A new survey released by INREV, the European Association for Investors in Non Listed Real Estate Vehicles, has found that private real estate funds had a low rate of investment last year.
According to the survey, such funds absorbed equity equivalent to 69 percent of the capital raised last year. This is a dramatic fall from 84 percent the year before. Opportunity funds invested a lower percentage still.
“The industry`s ability to invest capital appears to have fallen rapidly in 2007, which reflects the lower transaction volumes seen by the market in the second half of the year,” said research director Andrea Carpenter.
“Opportunity funds were particularly badly hit which may be explained by the low availability of debt slowing down their investment plans,” she added.
The findings are revealed in the Capital Raising Survey based on the responses of 85 funds and 15 funds of funds and published at INREV`s annual conference taking place this week in Istanbul.
Separately INREV says investment returns from European non-listed real estate funds fell in 2007 with a negative 3.9 percent total return compared to a positive 21 percent return in 2006.

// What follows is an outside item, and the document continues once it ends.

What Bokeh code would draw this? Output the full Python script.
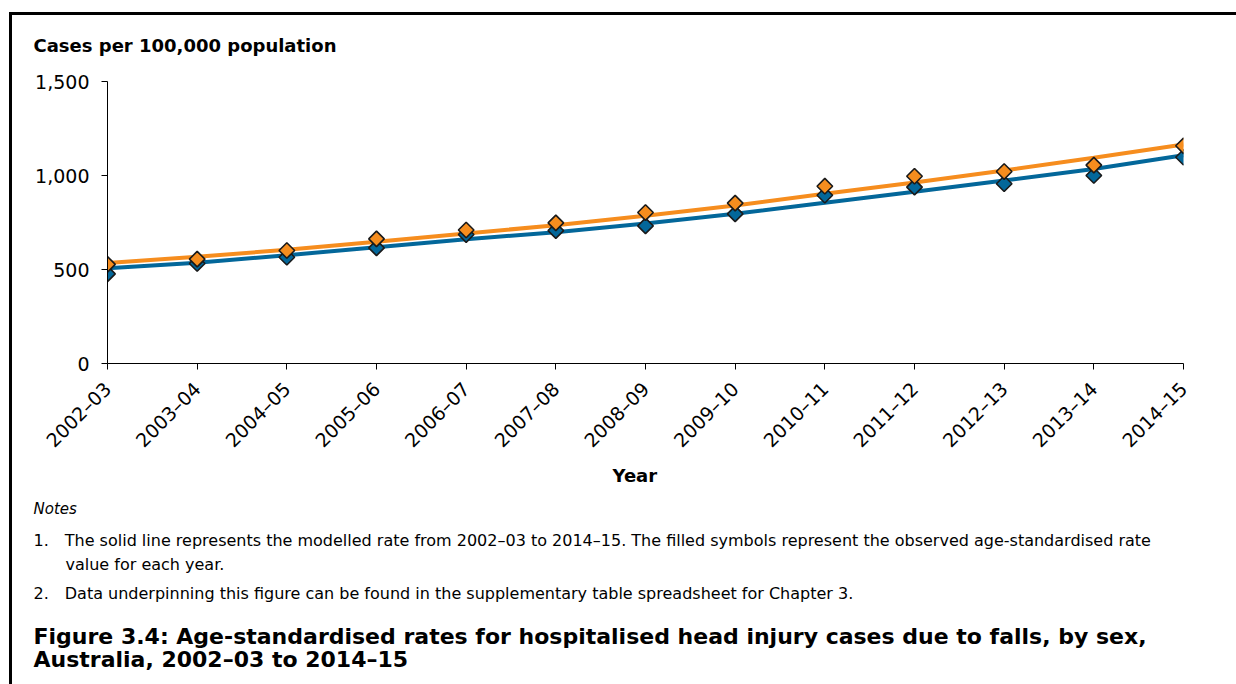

The UK market was the poorest performer.
It was those funds that were winding down in 2007 that captured most of the yield compression that took place in the first half of the year. Funds with a vintage of 2006 performed worse.
INREV laid the blame for the drop in performance not just at the door of the credit crunch. It said the strengthening euro against the dollar was also a contributing factor.
Despite this, it is US investors who remain the most active investor group by nationality followed by the UK, the Netherlands, Germany and the Nordics.
Echoing some of the downbeat findings of the research, some 43 percent of attendees at the annual conference are pessimistic about the short term, according to a snap poll at the start of conference.